Christy Clark's battle with teachers is personal, argues educator
Premier Clark’s fight with BC teachers is a personal battle. Clark has waged an ideological battle with teachers that threatens to bring down one of the top public education systems in the world.
This is not the first time that Clark has attempted to “shift the balance of control back.” As a university student in 1988 Clark became the internal relations officer at SFU and immediately went to battle with the unionized staff of the student society. She won, claiming to want to “shift the balance of control back.” After becoming student body president in 1989 she was disqualified for not following campaign rules.
In 2001, as Education Minister in the Campbell government, she stripped the teacher’s collective agreement of class size and composition language, a move she was told was not legal; advice she did not listen to. By the time she had become Premier, the first of two court cases based on her actions had been won by the BCTF. The government, under her leadership, was told to rectify the guilty actions within a year. The government ignored the request of the court. The government did not appeal.
A short lived three day strike in 2011 ended up in legislation, Bill 22, which was again challenged in court. BC Supreme Court Justice Griffin found the government guilty of taking away the teacher’s charter rights, bargaining in bad faith and plotting to provoke a strike for political gain. They were ordered to restore 2002 class size and composition levels, bargain in good faith and fined the maximum of $2 million.

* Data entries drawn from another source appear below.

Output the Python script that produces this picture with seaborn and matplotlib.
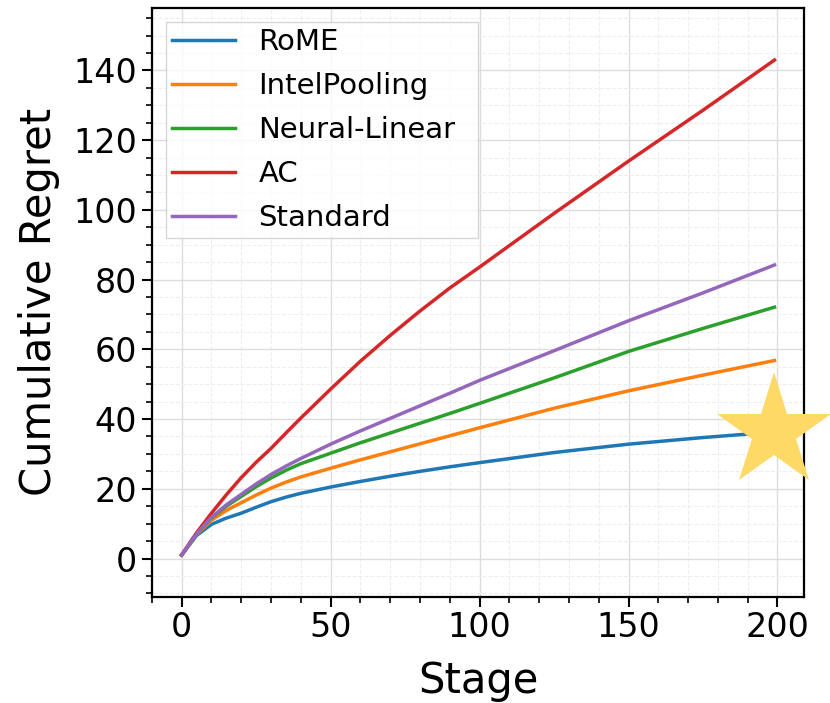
import seaborn as sns
import matplotlib.pyplot as plt
import pandas as pd
from matplotlib.ticker import MultipleLocator

stage = [0, 5, 10, 15, 20, 25, 30, 35, 40, 50, 60, 70, 80, 90, 100, 125, 150, 175, 199]

rome = [1.0, 6.6, 9.8, 11.6, 13.0, 14.7, 16.3, 17.6, 18.7, 20.5, 22.1, 23.6, 25.0, 26.3, 27.5, 30.4, 32.8, 34.7, 36.3]
intelpooling = [1.0, 6.9, 11.0, 13.8, 16.0, 18.2, 20.2, 21.9, 23.4, 25.9, 28.3, 30.6, 32.9, 35.2, 37.5, 43.1, 48.1, 52.6, 56.8]
neural_linear = [1.0, 7.1, 11.6, 15.0, 17.8, 20.6, 23.1, 25.3, 27.2, 30.2, 33.2, 36.0, 38.8, 41.6, 44.5, 51.8, 59.4, 66.0, 72.1]
ac = [1.0, 7.4, 13.0, 18.3, 23.2, 27.6, 31.6, 36.0, 40.3, 48.6, 56.6, 64.0, 71.0, 77.6, 83.6, 99.0, 114.0, 128.6, 143.0]
standard = [1.0, 7.1, 11.8, 15.4, 18.4, 21.4, 24.1, 26.5, 28.7, 32.8, 36.6, 40.2, 43.8, 47.4, 51.1, 59.6, 68.2, 76.2, 84.2]

methods = ["RoME", "IntelPooling", "Neural-Linear", "AC", "Standard"]
series = [rome, intelpooling, neural_linear, ac, standard]

rows = []
for name, vals in zip(methods, series):
    for s, v in zip(stage, vals):
        rows.append({"Stage": s, "Regret": v, "Method": name})
df = pd.DataFrame(rows)

fig = plt.figure(figsize=(8.3, 7.03), dpi=100)
ax = fig.add_axes([0.183, 0.151, 0.786, 0.838])

sns.lineplot(data=df, x="Stage", y="Regret", hue="Method", hue_order=methods,
             palette="tab10", linewidth=2.5, ax=ax)

# star at the end of RoME
ax.plot(stage[-1], rome[-1], marker="*", markersize=86, color="#ffd966",
        markeredgewidth=0, clip_on=False, zorder=10)

ax.set_xlim(-10, 209)
ax.set_ylim(-11, 158)
ax.xaxis.set_major_locator(MultipleLocator(50))
ax.xaxis.set_minor_locator(MultipleLocator(10))
ax.yaxis.set_major_locator(MultipleLocator(20))
ax.yaxis.set_minor_locator(MultipleLocator(5))

ax.grid(which="major", color="#dddddd", linewidth=1.0)
ax.grid(which="minor", color="#eeeeee", linestyle="--", linewidth=0.8)
ax.set_axisbelow(True)

ax.tick_params(which="major", labelsize=24, length=7, width=1.5)
ax.tick_params(which="minor", length=4, width=1.2)
for sp in ax.spines.values():
    sp.set_linewidth(1.6)

ax.set_xlabel("Stage", fontsize=30, labelpad=11)
ax.set_ylabel("Cumulative Regret", fontsize=30, labelpad=10)

leg = ax.legend(loc="upper left", bbox_to_anchor=(0, 0, 0.522, 1), mode="expand",
                fontsize=21, fancybox=False, handlelength=2.15,
                labelspacing=0.55, borderpad=0.2, edgecolor="#cccccc")
for line in leg.get_lines():
    line.set_linewidth(2.5)

fig.savefig("out.png", dpi=100)
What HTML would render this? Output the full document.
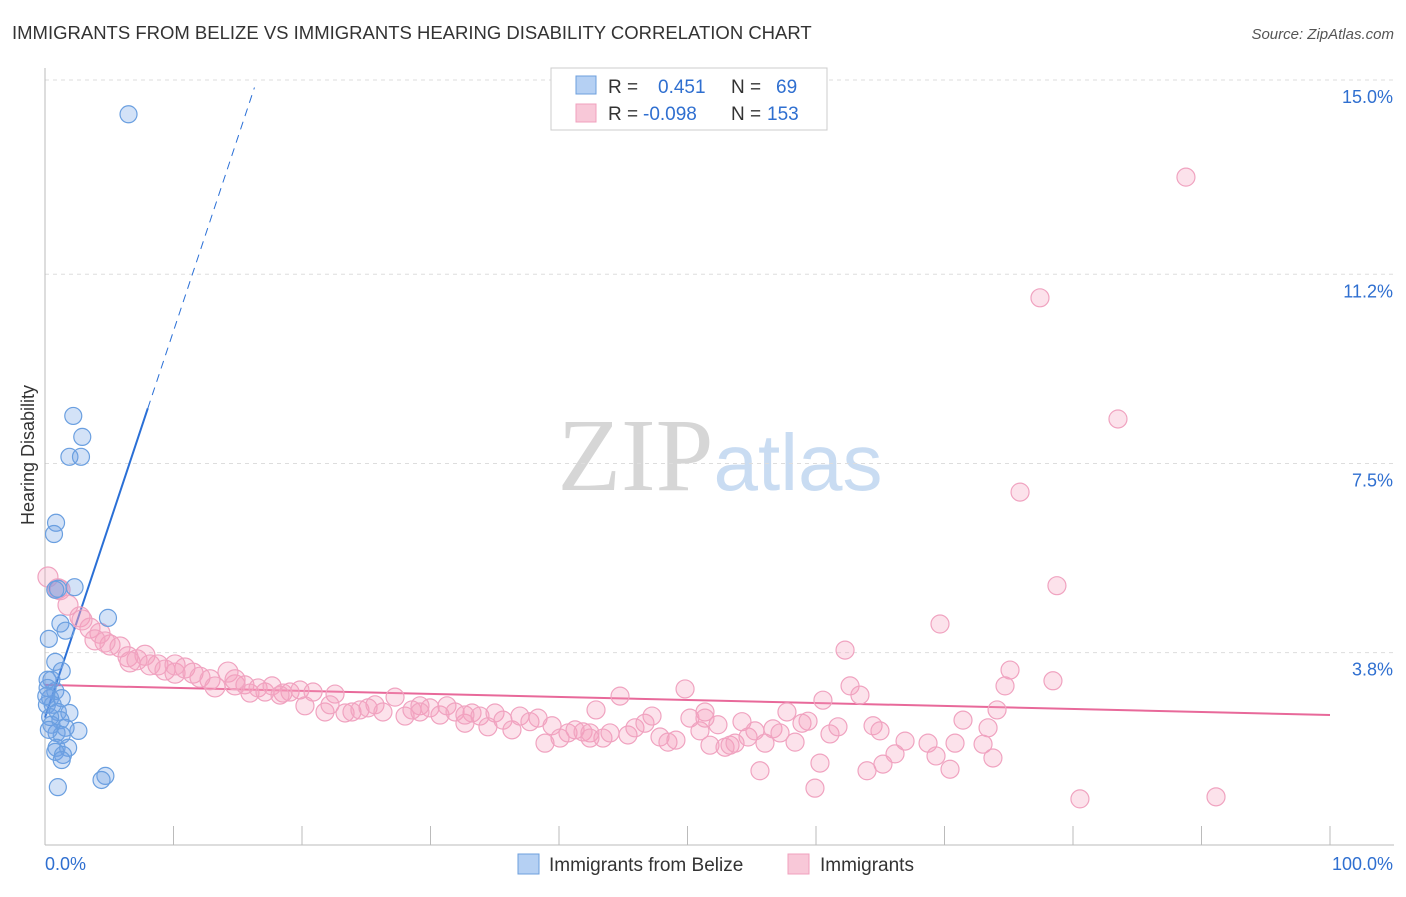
<!DOCTYPE html>
<html><head><meta charset="utf-8"><style>
body{margin:0;background:#fff;font-family:"Liberation Sans",sans-serif}
svg text{font-family:"Liberation Sans",sans-serif}
</style></head><body>
<svg id="chart" width="1406" height="892" viewBox="0 0 1406 892" xmlns="http://www.w3.org/2000/svg">
<text x="12" y="39" font-size="18.5" fill="#333">IMMIGRANTS FROM BELIZE VS IMMIGRANTS HEARING DISABILITY CORRELATION CHART</text>
<text x="1394" y="39" font-size="15" fill="#555" text-anchor="end" font-style="italic">Source: ZipAtlas.com</text>
<text x="720" y="490" font-size="104" text-anchor="middle"><tspan fill="#d6d6d6" font-family="Liberation Serif">ZIP</tspan><tspan fill="#c9dcf2" font-size="80">atlas</tspan></text>
<text transform="translate(34,455) rotate(-90)" font-size="18" fill="#333" text-anchor="middle">Hearing Disability</text>
<g id="grid"></g>
<g id="axes"></g>
<g id="trend"></g>
<g id="pts"></g>
<g>
<rect x="551" y="68" width="276" height="62" fill="#fff" stroke="#ccc"/>
<rect x="576" y="76" width="20" height="18" fill="#b5d0f3" stroke="#6d9fdc"/>
<rect x="576" y="104" width="20" height="18" fill="#f8c8d8" stroke="#f0a0be"/>
<text x="608" y="93" font-size="19" fill="#333">R = <tspan fill="#2f6fd0" x="658">0.451</tspan><tspan fill="#333" x="731">N = </tspan><tspan fill="#2f6fd0" x="776">69</tspan></text>
<text x="608" y="120" font-size="19" fill="#333">R = <tspan fill="#2f6fd0" x="643">-0.098</tspan><tspan fill="#333" x="731">N = </tspan><tspan fill="#2f6fd0" x="767">153</tspan></text>
</g>
<g>
<rect x="518" y="854" width="21" height="20" fill="#b5d0f3" stroke="#6d9fdc"/>
<text x="549" y="871" font-size="19" fill="#333">Immigrants from Belize</text>
<rect x="788" y="854" width="21" height="20" fill="#f8c8d8" stroke="#f0a0be"/>
<text x="820" y="871" font-size="19" fill="#333">Immigrants</text>
</g>
</svg>
<script>
const yTicks=[3.8,7.5,11.2,15.0];
const yTickLabels=["3.8%","7.5%","11.2%","15.0%"];
const xTicks=[0,10,20,30,40,50,60,70,80,90,100];
const xEndLabels=["0.0%","100.0%"];
const belizeX=[6.5,2.2,2.9,1.9,2.8,0.86,0.7,1.0,2.3,0.8,1.2,1.6,4.9,0.3,0.8,1.3,0.5,0.2,0.8,0.4,1.3,0.15,0.6,1.0,1.9,0.4,1.2,2.6,1.6,0.9,1.3,0.9,1.8,0.8,1.4,1.3,4.7,4.4,1.0,0.2,0.1,0.5,0.3];
const belizeY=[14.33,8.43,8.02,7.63,7.63,6.34,6.12,5.05,5.08,5.03,4.37,4.23,4.48,4.07,3.62,3.44,3.27,3.11,3.05,2.91,2.91,2.78,2.78,2.64,2.62,2.54,2.48,2.27,2.33,2.23,2.19,1.94,1.94,1.86,1.80,1.70,1.39,1.31,1.17,3.27,2.95,2.39,2.29];
const immX=[0.23,1.01,1.79,2.72,3.5,4.28,5.06,5.84,6.46,7.16,7.78,8.17,8.79,9.34,10.12,10.89,11.52,12.06,12.84,13.23,14.24,14.79,15.56,15.95,16.58,17.12,17.67,18.52,19.07,19.84,20.23,20.86,21.79,22.57,23.35,23.89,24.51,25.14,25.68,26.3,27.24,28.02,28.56,29.18,29.96,30.74,31.28,31.91,32.68,33.23,33.85,34.47,35.02,35.64,36.34,36.96,37.74,38.37,38.91,39.46,40.08,40.7,41.25,41.87,42.41,42.88,43.42,43.97,44.75,45.37,45.91,46.69,47.24,47.86,48.48,49.1,49.81,50.19,50.97,51.36,51.75,52.37,52.92,53.31,53.7,54.24,54.71,55.25,55.64,56.03,56.65,57.2,57.74,58.37,58.91,59.38,59.92,60.31,60.54,61.09,61.71,62.26,62.65,63.42,63.97,64.44,64.98,65.21,66.15,66.93,68.72,69.34,69.65,70.43,70.82,71.44,73.0,73.39,73.77,74.09,74.71,75.1,75.88,77.43,78.44,78.75,80.54,83.5,88.79,91.13,51.36,42.41,32.68,29.18,22.18,18.29,14.79,10.12,6.61,4.67,3.89,2.88,1.17];
const immY=[5.28,5.05,4.73,4.50,4.28,4.18,3.95,3.91,3.72,3.66,3.75,3.56,3.56,3.46,3.40,3.50,3.40,3.32,3.27,3.13,3.42,3.17,3.17,3.01,3.11,3.03,3.15,3.01,3.03,3.07,2.76,3.03,2.64,2.99,2.62,2.64,2.68,2.72,2.78,2.64,2.93,2.56,2.68,2.76,2.72,2.58,2.76,2.64,2.42,2.62,2.56,2.35,2.62,2.48,2.29,2.56,2.45,2.52,2.03,2.37,2.13,2.23,2.29,2.25,2.23,2.68,2.13,2.23,2.95,2.19,2.33,2.42,2.56,2.15,2.05,2.09,3.09,2.52,2.27,2.64,1.99,2.39,1.95,1.99,2.03,2.45,2.15,2.27,1.49,2.03,2.31,2.23,2.64,2.05,2.42,2.46,1.15,1.64,2.87,2.21,2.35,3.85,3.15,2.97,1.49,2.37,2.27,1.62,1.82,2.07,2.03,1.78,4.36,1.52,2.03,2.48,2.01,2.33,1.74,2.68,3.15,3.46,6.94,10.74,3.25,5.11,0.94,8.37,13.10,0.98,2.52,2.13,2.58,2.64,2.78,2.97,3.27,3.56,3.62,4.01,4.05,4.44,5.03];
const belizeTrend=[2.53,0.756];
const immTrend=[3.17,-0.0059];
const NS="http://www.w3.org/2000/svg";
const X0=45,X1=1330,Y15=80,PPV=51.13;
function sx(v){return X0+(X1-X0)*v/100;}
function sy(v){return Y15+(15-v)*PPV;}
function mk(tag,attrs,parent){const e=document.createElementNS(NS,tag);for(const k in attrs)e.setAttribute(k,attrs[k]);parent.appendChild(e);return e;}
const grid=document.getElementById('grid'),axes=document.getElementById('axes');
yTicks.forEach((t,i)=>{
  const l=mk('line',{x1:45,x2:1394,y1:sy(t),y2:sy(t),stroke:'#ddd','stroke-dasharray':'4,4'},grid);
  
  
  const tx=mk('text',{x:1393,y:sy(t)+23,'font-size':18,fill:'#2f6fd0','text-anchor':'end'},axes);
  tx.textContent=yTickLabels[i];
  
  
});
const yl=mk('line',{x1:45,x2:45,y1:68,y2:845,stroke:'#bbb'},axes);


const xl=mk('line',{x1:45,x2:1394,y1:845,y2:845,stroke:'#bbb'},axes);


xTicks.forEach(t=>{
  const l=mk('line',{x1:sx(t),x2:sx(t),y1:826,y2:845,stroke:'#bbb'},axes);
  
  
});
const xa=mk('text',{x:45,y:870,'font-size':18,fill:'#2f6fd0'},axes);xa.textContent=xEndLabels[0];


const xb=mk('text',{x:1393,y:870,'font-size':18,fill:'#2f6fd0','text-anchor':'end'},axes);xb.textContent=xEndLabels[1];


const pts=document.getElementById('pts');
immX.forEach((x,i)=>{
  const c=mk('circle',{cx:sx(x),cy:sy(immY[i]),r:x<15?10:9,fill:'rgba(244,160,190,0.3)',stroke:'#f0a3c0','stroke-width':1.2},pts);
  
  
});
belizeX.forEach((x,i)=>{
  const c=mk('circle',{cx:sx(x),cy:sy(belizeY[i]),r:8.5,fill:'rgba(110,160,230,0.3)',stroke:'#6a9fe0','stroke-width':1.2},pts);
  
  
});
const tr=document.getElementById('trend');
const bs=mk('line',{x1:sx(0),y1:sy(belizeTrend[0]),x2:sx(8),y2:sy(belizeTrend[0]+belizeTrend[1]*8),stroke:'#2a6fd6','stroke-width':2},tr);


const bd=mk('line',{x1:sx(8),y1:sy(belizeTrend[0]+belizeTrend[1]*8),x2:sx(16.3),y2:sy(belizeTrend[0]+belizeTrend[1]*16.3),stroke:'#2a6fd6','stroke-width':1,'stroke-dasharray':'8,6'},tr);


const it=mk('line',{x1:sx(0),y1:sy(immTrend[0]),x2:sx(100),y2:sy(immTrend[0]+immTrend[1]*100),stroke:'#e8699a','stroke-width':2},tr);


</script>
</body></html>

The court had found the Clark government guilty a second time. At Clark’s request and taxpayer expense, the government sought and received a Stay in the proceedings. They did not argue the legality of the court decision but that the money that had been taken away from BC’s most vulnerable children was too expensive for BC Taxpayers to return. The appeal will be heard in October.
When BCTF tried to enter into constructive negotiations with BCPSEA, and it looked like it would work, Clark fired the whole Board and replaced it with one executive. Talks with the teachers immediately took a nasty turn and returned to dysfunction.
To further complicate the matter Clark introduced her own ideas without public consultation in the BC Ed Plan and the BC White Paper on Education, the latter demanding teachers accept a 10 year term, reduced security and a plethora of other changes to the system.